Building a Security Culture
The ultimate goal extends beyond training programmes. It is the creation of a long-term security culture, where awareness and accountability are embedded in everyday behaviour. When employees are empowered to recognise and report threats quickly, they reduce the time attackers have to operate undetected, limiting the potential damage of any incident.
A recent industry breach investigations report noted a positive trend in this direction, as 20% of users identified and reported phishing during simulation exercises, and 11% of those who initially clicked a phishing link also reported it.
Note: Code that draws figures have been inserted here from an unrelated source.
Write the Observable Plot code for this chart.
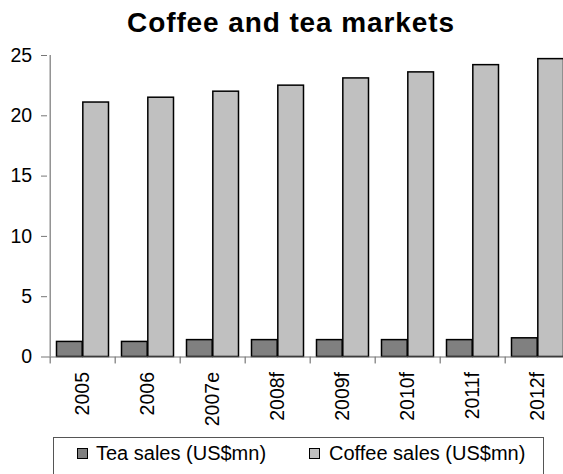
<!DOCTYPE html>
<html>
<head>
<meta charset="utf-8">
<script src="https://cdn.jsdelivr.net/npm/d3@7"></script>
<script src="https://cdn.jsdelivr.net/npm/@observablehq/plot@0.6"></script>
<style>
  html, body { margin: 0; padding: 0; overflow: hidden; background: #fff; width: 563px; height: 474px; }
  body { position: relative; font-family: "Liberation Sans", Arial, sans-serif; }
  #title { position: absolute; left: 0; top: 9px; width: 582px; text-align: center; font-weight: bold; font-size: 28px; line-height: 28px; letter-spacing: 0.9px; color: #000; }
  #chart { position: absolute; left: 0; top: 45px; }
  #legend { position: absolute; left: 53px; top: 437px; width: 491px; height: 60px; border: 1px solid #555; box-sizing: border-box; }
  .sw { position: absolute; top: 10px; width: 9px; height: 9px; border: 1px solid #000; }
  .lt { position: absolute; top: 5px; font-size: 20px; line-height: 20px; white-space: nowrap; color: #000; }
</style>
</head>
<body>
<div id="title">Coffee and tea markets</div>
<div id="chart"></div>
<div id="legend">
  <div class="sw" style="left:23px;background:#808080"></div><div class="lt" style="left:42px">Tea sales (US$mn)</div>
  <div class="sw" style="left:255px;background:#c0c0c0"></div><div class="lt" style="left:275px">Coffee sales (US$mn)</div>
</div>
<script>
const years = ["2005", "2006", "2007e", "2008f", "2009f", "2010f", "2011f", "2012f"];
const tea = [1.25, 1.25, 1.4, 1.4, 1.4, 1.4, 1.4, 1.55];
const coffee = [21.1, 21.5, 22.0, 22.5, 23.1, 23.6, 24.2, 24.7];
const yTicks = [0, 5, 10, 15, 20, 25];

const teaData = years.map((y, i) => ({year: y, value: tea[i]}));
const coffeeData = years.map((y, i) => ({year: y, value: coffee[i]}));

const xRange = [47, 572];
const band = (xRange[1] - xRange[0]) / years.length;
const half = band / 2;
const outer = 6.5;

const font = "'Liberation Sans', Arial, sans-serif";
const tickShape = {draw(context, l) { context.moveTo(0, 0); context.lineTo(0, -l); }};

const plot = Plot.plot({
  width: 563,
  height: 385,
  marginTop: 10,
  marginBottom: 73.5,
  marginLeft: 47,
  marginRight: 0,
  style: {fontFamily: font, fontSize: "19.5px", color: "#000", background: "transparent", overflow: "visible"},
  x: {domain: years, range: xRange, padding: 0, label: null, axis: null},
  y: {domain: [0, 25], label: null},
  marks: [
    Plot.barY(teaData, {x: "year", y: "value", fill: "#808080", stroke: "#000", strokeWidth: 1.5, insetLeft: outer, insetRight: half}),
    Plot.barY(coffeeData, {x: "year", y: "value", fill: "#c0c0c0", stroke: "#000", strokeWidth: 1.5, insetLeft: half, insetRight: outer}),
    Plot.ruleY([0], {stroke: "#777", strokeWidth: 1.2}),
    Plot.ruleX([years[0]], {x: d => d, y1: 0, y2: 25, dx: -half, stroke: "#777", strokeWidth: 1.2}),
    Plot.vector(years, {x: d => d, frameAnchor: "bottom", length: 6, rotate: 180, anchor: "start", shape: tickShape, dx: -half, stroke: "#777", strokeWidth: 1.2}),
    Plot.axisY({ticks: yTicks, tickSize: 6, tickPadding: 9.3, stroke: "#777", fill: "#000", fontSize: "19.5px", label: null}),
    Plot.axisX({tickSize: 0, tickPadding: 15, tickRotate: -90, fill: "#000", fontSize: "19.5px", label: null})
  ]
});
document.getElementById("chart").appendChild(plot);
</script>
</body>
</html>
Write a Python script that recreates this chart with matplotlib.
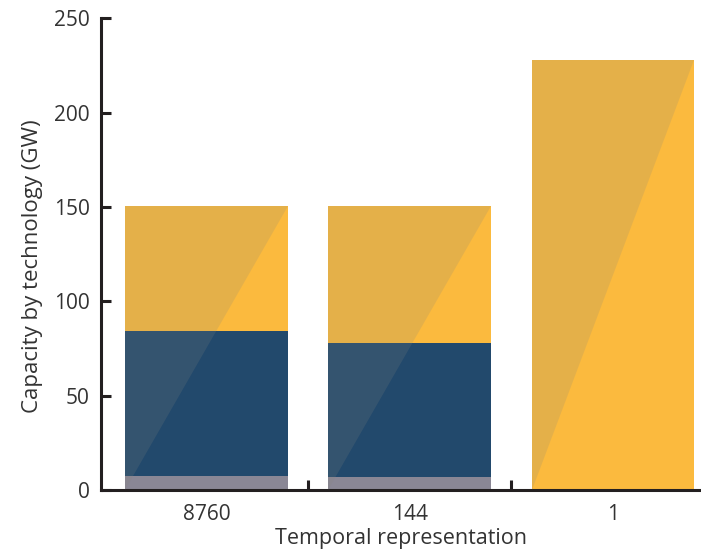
import matplotlib
matplotlib.use("Agg")
import matplotlib.pyplot as plt
import numpy as np

categories = ["8760", "144", "1"]
grey_vals = [7.4, 7.0, 0.0]
blue_vals = [76.8, 71.0, 0.0]
yellow_vals = [66.4, 72.5, 227.8]

colors = {"grey": "#8A8795", "blue": "#22496C", "yellow": "#FBBA3E"}
text_color = "#333333"
spine_color = "#231F20"

plt.rcParams['font.family'] = ['Open Sans', 'DejaVu Sans']

fig = plt.figure(figsize=(7.01, 5.5), dpi=100)
ax = fig.add_axes([0.144, 0.109, 0.855, 0.858])

x = np.arange(len(categories))
w = 0.8
g = np.array(grey_vals)
b = np.array(blue_vals)
yv = np.array(yellow_vals)
ax.bar(x, g, width=w, color=colors["grey"], linewidth=0, zorder=2)
ax.bar(x, b, width=w, bottom=g, color=colors["blue"], linewidth=0, zorder=2)
ax.bar(x, yv, width=w, bottom=g + b, color=colors["yellow"], linewidth=0, zorder=2)

totals = g + b + yv
for xi, t in zip(x, totals):
    ax.fill([xi - w / 2, xi - w / 2, xi + w / 2], [0, t, t],
            color=(134/255, 133/255, 125/255), alpha=0.19, linewidth=0, zorder=3)

ax.set_ylim(0, 250)
ax.set_xlim(-0.52, 2.43)
ax.set_yticks([0, 50, 100, 150, 200, 250])
ax.set_xticks(x)
ax.set_xticklabels(categories)
ax.set_xticks([0.5, 1.5], minor=True)

for s in ["top", "right"]:
    ax.spines[s].set_visible(False)
for s in ["left", "bottom"]:
    ax.spines[s].set_color(spine_color)
    ax.spines[s].set_linewidth(2.2)

ax.tick_params(axis="y", direction="in", length=7, width=2.2, color=spine_color,
               labelsize=15, labelcolor=text_color, pad=8)
ax.tick_params(axis="x", which="major", length=0, labelsize=15, labelcolor=text_color, pad=10)
ax.tick_params(axis="x", which="minor", direction="in", length=7, width=2.2, color=spine_color)

ax.set_ylabel("Capacity by technology (GW)", fontsize=16, color=text_color)
ax.yaxis.set_label_coords(-0.097, 0.475)
ax.set_xlabel("Temporal representation", fontsize=15.5, color=text_color, labelpad=2)

fig.savefig("out.png", dpi=100)
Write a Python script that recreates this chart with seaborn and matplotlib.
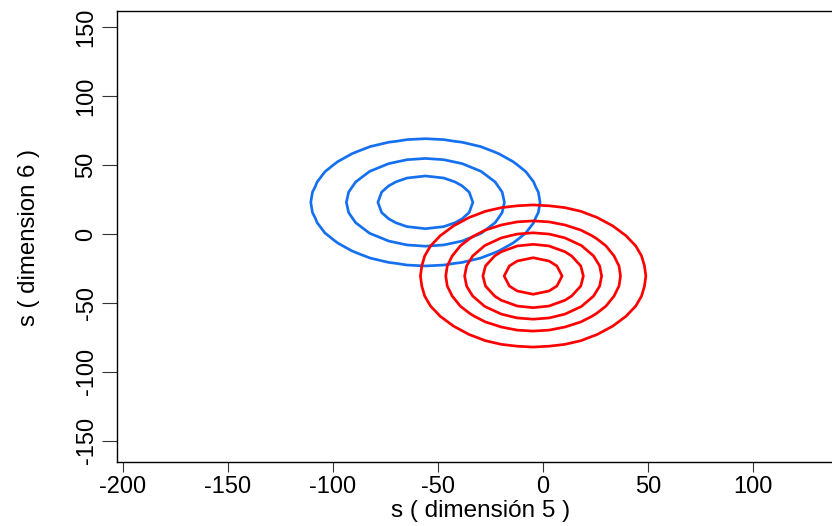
import numpy as np
import matplotlib
matplotlib.use("Agg")
import matplotlib.pyplot as plt
import seaborn as sns

# ---- data ----
group_names = ["grupo A", "grupo B"]
group_colors = ["#1570EF", "#FF0000"]
center_x = [-56.0, -4.7]
center_y = [23.0, -30.5]
sigma_x = [30.0, 26.0]
sigma_y = [25.4, 25.0]
# contour radii, in units of sigma
radii_a = [1.81, 1.25, 0.76]
radii_b = [2.06, 1.59, 1.25, 0.92, 0.54]
x_ticks = [-200, -150, -100, -50, 0, 50, 100]
y_ticks = [-150, -100, -50, 0, 50, 100, 150]
x_label = "s ( dimensión 5 )"
y_label = "s ( dimension 6 )"

sns.set_theme(style="white")
plt.rcParams["font.family"] = ["Liberation Sans", "DejaVu Sans"]

W, H = 832, 526
fig = plt.figure(figsize=(W / 100, H / 100), dpi=100)
left, right, top, bottom = 117, 840, 11, 462
ax = fig.add_axes([left / W, 1 - bottom / H, (right - left) / W, (bottom - top) / H])

x_min = (left - 543) / 2.1
x_max = (right - 543) / 2.1
y_max = (234 - top) / 1.377
y_min = (234 - bottom) / 1.377

for cx, cy, sx, sy, radii, col in zip(center_x, center_y, sigma_x, sigma_y,
                                       [radii_a, radii_b], group_colors):
    gx = np.linspace(cx - 3.5 * sx, cx + 3.5 * sx, 25)
    gy = np.linspace(cy - 3.5 * sy, cy + 3.5 * sy, 25)
    X, Y = np.meshgrid(gx, gy)
    Z = np.exp(-0.5 * (((X - cx) / sx) ** 2 + ((Y - cy) / sy) ** 2))
    levels = sorted(np.exp(-0.5 * np.array(radii) ** 2))
    ax.contour(X, Y, Z, levels=levels, colors=col, linewidths=1.95)

ax.set_xlim(x_min, x_max)
ax.set_ylim(y_min, y_max)
ax.set_xticks(x_ticks)
ax.set_yticks(y_ticks)
ax.set_xticklabels([str(v) for v in x_ticks], fontsize=17)
ax.set_yticklabels([str(v) for v in y_ticks], fontsize=17, rotation=90, va="center")

for s in ["left", "bottom", "top"]:
    ax.spines[s].set_color("black")
    ax.spines[s].set_linewidth(1.0)
ax.spines["right"].set_visible(False)

ax.tick_params(axis="x", direction="out", length=7.5, width=0.8, color="#333333",
               pad=2.5, bottom=True, labelcolor="black")
ax.tick_params(axis="y", direction="out", length=10.5, width=0.8, color="#333333",
               pad=3.5, left=True, labelcolor="black")

ax.set_xlabel(x_label, fontsize=17.5, va="center", color="black")
ax.set_ylabel(y_label, fontsize=17.3, va="center", color="black")
ax.xaxis.set_label_coords((481 - left) / (right - left), -(511 - bottom) / (bottom - top))
ax.yaxis.set_label_coords(-(left - 29) / (right - left), (bottom - 238) / (bottom - top))

fig.savefig("out.png", dpi=100)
This indicates “a culture change that destigmatises human error and may serve to shine a light on the importance of cybersecurity awareness among the general workforce”. This shift from passive vulnerability to active participant is the foundation of genuine cyber resilience.
Conclusion
As long as organisations rely on people to operate, the human element will remain the preferred attack vector for cybercriminals. Technology alone cannot solve the problem of misplaced trust. Firewalls, endpoint detection, and encryption are essential, but they are incomplete without a workforce that understands the threats it faces and knows how to respond.
The data is unambiguous: social engineering is pervasive, financially devastating, and growing more sophisticated with the adoption of AI. Yet the evidence is equally clear that investment in people through realistic simulations, targeted training, and a culture of security awareness, leads to measurable, significant improvement.
The human element is not simply the weakest link in the security chain. With the right investment and the right approach, it has the potential to be the strongest.